21. The method of claim 15, further comprising the steps of storing pollable firmware data records in the server, request by the client to the server for receiving one of the firmware data records, and storing and activating the received firmware data record in the client.

22. The method of claim 15, wherein the client communication is matched to the automation system to enable operation of the client during continuous operation of the automation system.

23. The method of claim 15, wherein the client and the server operate on a single automation device.

24. The method of claim 15, further comprising the step of loading the configuration data records for different machine upgrade levels for a machine in the server by an engineering system.

25. The method of claim 15, further comprising the step of automatically loading an existing configuration data record in the client in the server.

26. A method for starting up an automation component in an automation system, comprising the steps of:

requesting a communication address for initiating and activating this communication address;

configuring a client, which represents an automation component, by using a first configuration data record which enables identification of a functionality of the client, and subsequent automatic activation of the first configuration data record; and

configuring the client by using a second configuration data record in correspondence with the identified functionality, and by activating the second configuration data record.

27. The method as claimed in claim 26, further comprising the steps of storing the configuration data records for different machine upgrade levels for a machine in the server beforehand by an engineering system to allow request and activation of the configuration data records when the machine ed is later started up by an input of an operator on the machine.

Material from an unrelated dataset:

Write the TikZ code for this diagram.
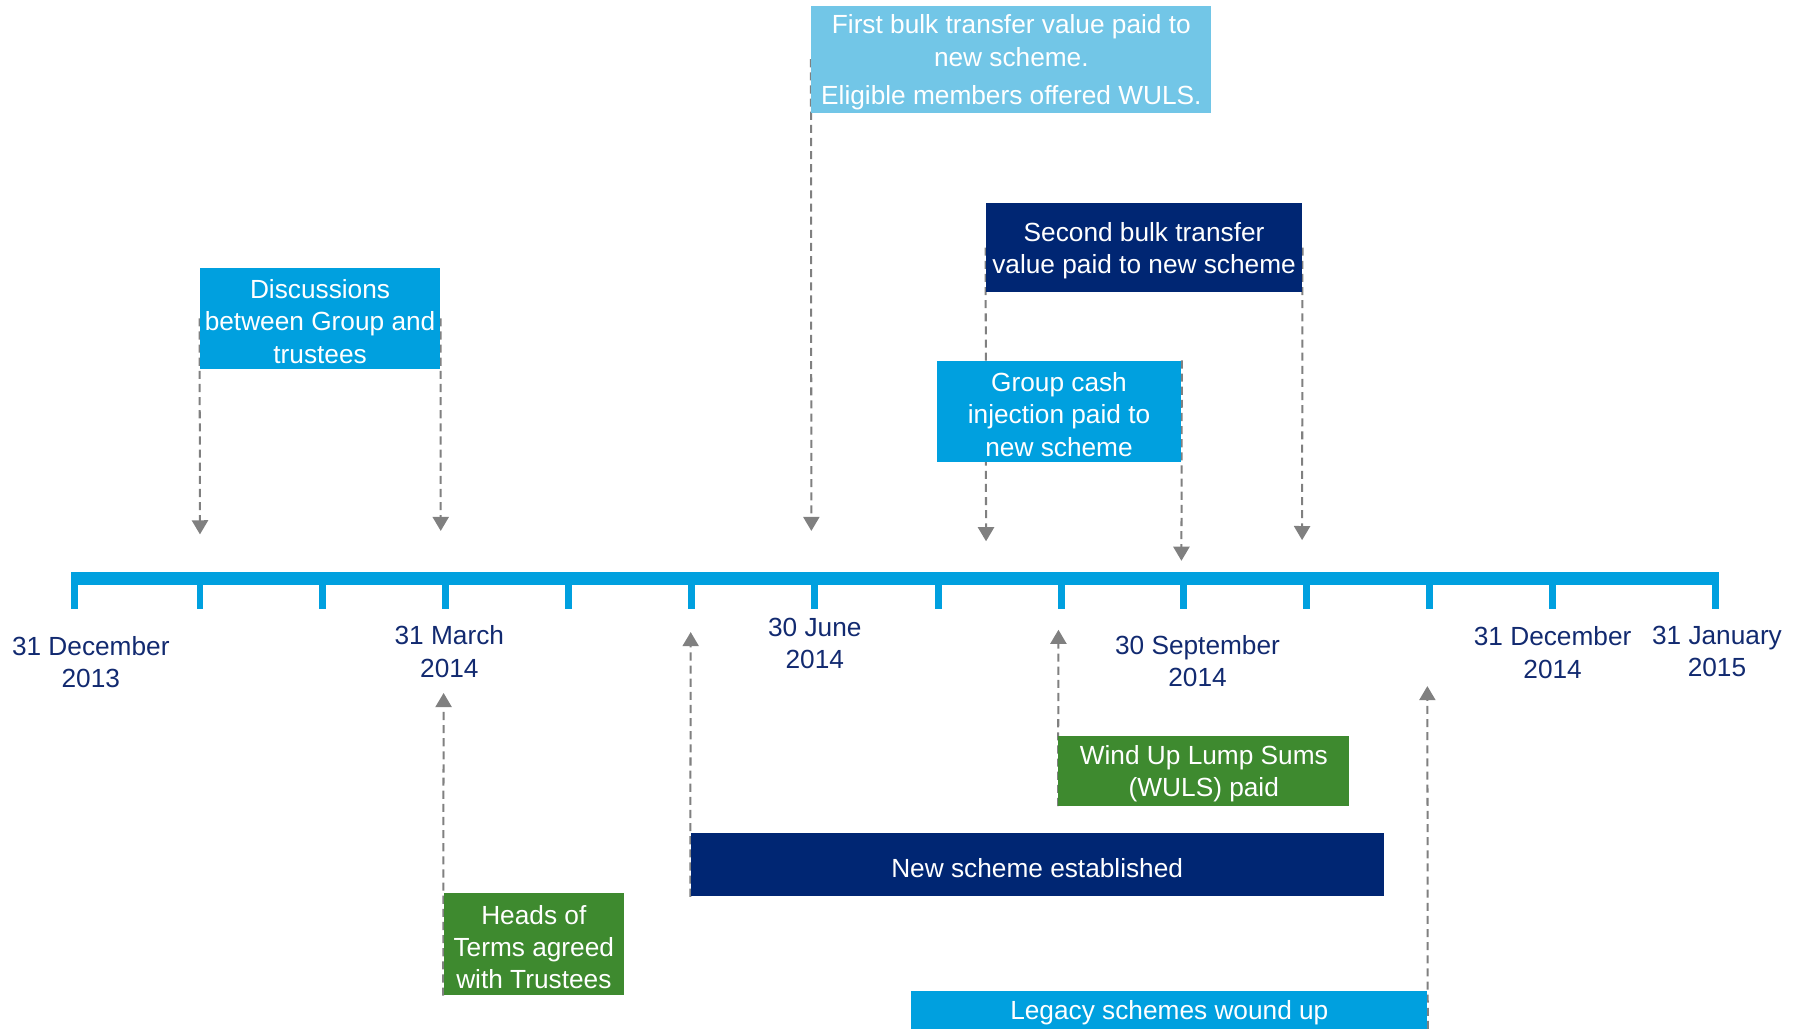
\documentclass[tikz,border=0pt]{standalone}
\usepackage{fontspec}
\setmainfont{Liberation Sans}
\usetikzlibrary{arrows.meta,backgrounds}
\definecolor{lightblue}{RGB}{114,198,231}
\definecolor{midblue}{RGB}{0,160,223}
\definecolor{navyblue}{RGB}{0,38,115}
\definecolor{datenavy}{RGB}{18,42,112}
\definecolor{boxgreen}{RGB}{62,138,47}
\definecolor{arrowgray}{RGB}{128,128,128}
\newcommand\boxstrut{\rule{0pt}{12.5pt}}
\tikzset{
  box/.style 2 args={rectangle, inner sep=0pt, align=center, text=white,
    minimum width=#1*0.02cm, minimum height=#2*0.02cm,
    font=\fontsize{13}{16}\selectfont},
  datelabel/.style={align=center, text=datenavy, inner sep=0pt,
    font=\fontsize{13}{16}\selectfont},
  dasharrow/.style={draw=arrowgray, line width=1pt, dash pattern=on 4pt off 2.5pt,
    -{Triangle[width=8pt,length=7pt]}}
}
\begin{document}
\begin{tikzpicture}[x=0.02cm, y=-0.02cm]
            \useasboundingbox (0,0) rectangle (1568,901);

            \fill[midblue] (62,498) rectangle (1496,509);
            \foreach \tx in {65,174,281,388,495,602,709,817,924,1030,1137,1244,1351,1493}
                \fill[midblue] (\tx-3,508) rectangle (\tx+3,530);

            \node[datelabel] (dec13) at (79,576) {31 December\\2013};
            \node[datelabel] (mar14) at (391,567) {31 March\\2014};
            \node[datelabel] (jun14) at (709,560) {30 June\\2014};
            \node[datelabel] (sep14) at (1042,575) {30 September\\2014};
            \node[datelabel] (dec14) at (1351,568) {31 December\\2014};
            \node[datelabel] (jan15) at (1494,567) {31 January\\2015};

            \node[box={348}{93}, fill=lightblue] (first) at (880,51.5)
                {\boxstrut First bulk transfer value paid to\\new scheme.\\[3pt]Eligible members offered WULS.};
            \node[box={209}{88}, fill=midblue] (disc) at (278.5,277)
                {\boxstrut Discussions\\between Group and\\trustees};
            \node[box={275}{77}, fill=navyblue] (second) at (995.5,215.5)
                {\boxstrut Second bulk transfer\\value paid to new scheme};
            \node[box={213}{88}, fill=midblue] (cash) at (921.5,358)
                {\boxstrut Group cash\\injection paid to\\new scheme};
            \node[box={253}{61}, fill=boxgreen] (wuls) at (1047.5,670.5)
                {\boxstrut Wind Up Lump Sums\\(WULS) paid};
            \node[box={603}{55}, fill=navyblue] (newsch) at (902.5,752.5)
                {\boxstrut New scheme established};
            \node[box={157}{89}, fill=boxgreen] (heads) at (464.5,821.5)
                {\boxstrut Heads of\\Terms agreed\\with Trustees};
            \node[box={449}{33}, fill=midblue] (legacy) at (1017.5,878.5)
                {\boxstrut Legacy schemes wound up};

            \coordinate (p1) at (174,465);
            \coordinate (p2) at (383.5,462);
            \coordinate (p3) at (706,462);
            \coordinate (p4) at (858,471);
            \coordinate (p5) at (1133,470);
            \coordinate (p6) at (1028,488);
            \coordinate (p7) at (386,603);
            \coordinate (p8) at (601,550);
            \coordinate (p9) at (921,548);
            \coordinate (p10) at (1242,597);

            \begin{scope}[on background layer]
                \draw[dasharrow] (disc.west) -- (p1);
                \draw[dasharrow] (disc.east) -- (p2);
                \draw[dasharrow] (first.west) -- (p3);
                \draw[dasharrow] (second.west) -- (p4);
                \draw[dasharrow] (second.east) -- (p5);
                \draw[dasharrow] (cash.north east) -- (p6);
                \draw[dasharrow] (heads.south west) -- (p7);
                \draw[dasharrow] (newsch.south west) -- (p8);
                \draw[dasharrow] (wuls.south west) -- (p9);
                \draw[dasharrow] (legacy.south east) -- (p10);
            \end{scope}
        \end{tikzpicture}
\end{document}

28. An automation system, comprising:

a plurality of automation components, having a client defining a first automation component; and

a server defining a second automation component and connected to the client via communication means;

a plurality of configuration data records for storage in the server,

wherein the client is configured to automatically request from the server one of the configuration data records,

wherein the server in response to the request transmits a requested configuration data record to the client, and

wherein the transmitted configuration data record is stored in the client.